March 28, 2011- It never bodes well when a new boss comes in and immediately institutes a sweeping, potentially costly initiative that at its heart speaks of an underlying distrust of the employees he is now leading.
Such is the case with Gov. Rick Scott's ill-conceived executive order requiring random drug testing of all current state employees answering to his office, as well as potential hires meeting the same criteria.
In explaining the order, which seemed to come out of the blue last week, Scott said: "Floridians deserve to know that those in public service, whose salaries are paid with taxpayer dollars, are part of a drug-free workplace. Just as it is appropriate to screen those seeking taxpayer assistance, it is also appropriate to screen government employees."
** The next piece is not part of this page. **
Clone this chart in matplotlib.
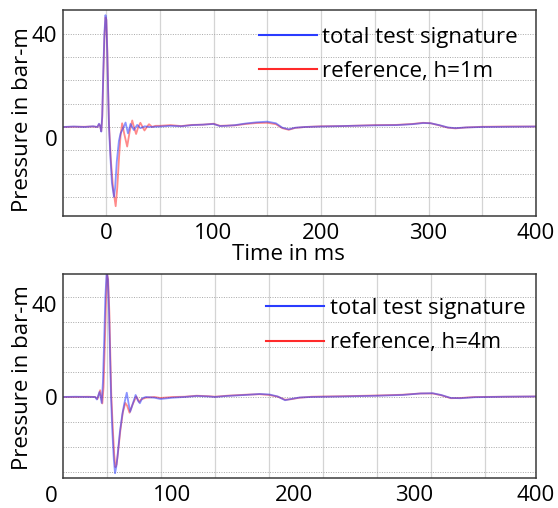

In other words, the new governor is following up one bad policy move with another.
Scott is referring to a campaign promise he made, which has passed a key Senate committee and has one more stop before making it to the Senate floor, that would require those who apply for Florida's welfare relief money to undergo a drug screening before receiving benefits.
While such a measure makes for nice sound bites, it has little practical use, especially considering the potential costs, which of course would be borne at taxpayer expense. And where's the big drug problem that makes such a costly initiative necessary?
A very limited pilot study initiated by the Florida Legislature in 1998 not only discovered that drug use wasn't a problem among welfare recipients, the pilot cost — at $90 a test — $2.7 million. And that was just for screening recipients in Jacksonville and parts of Putnam County. Imagine the cost in today's dollars, and when spread across the entire state.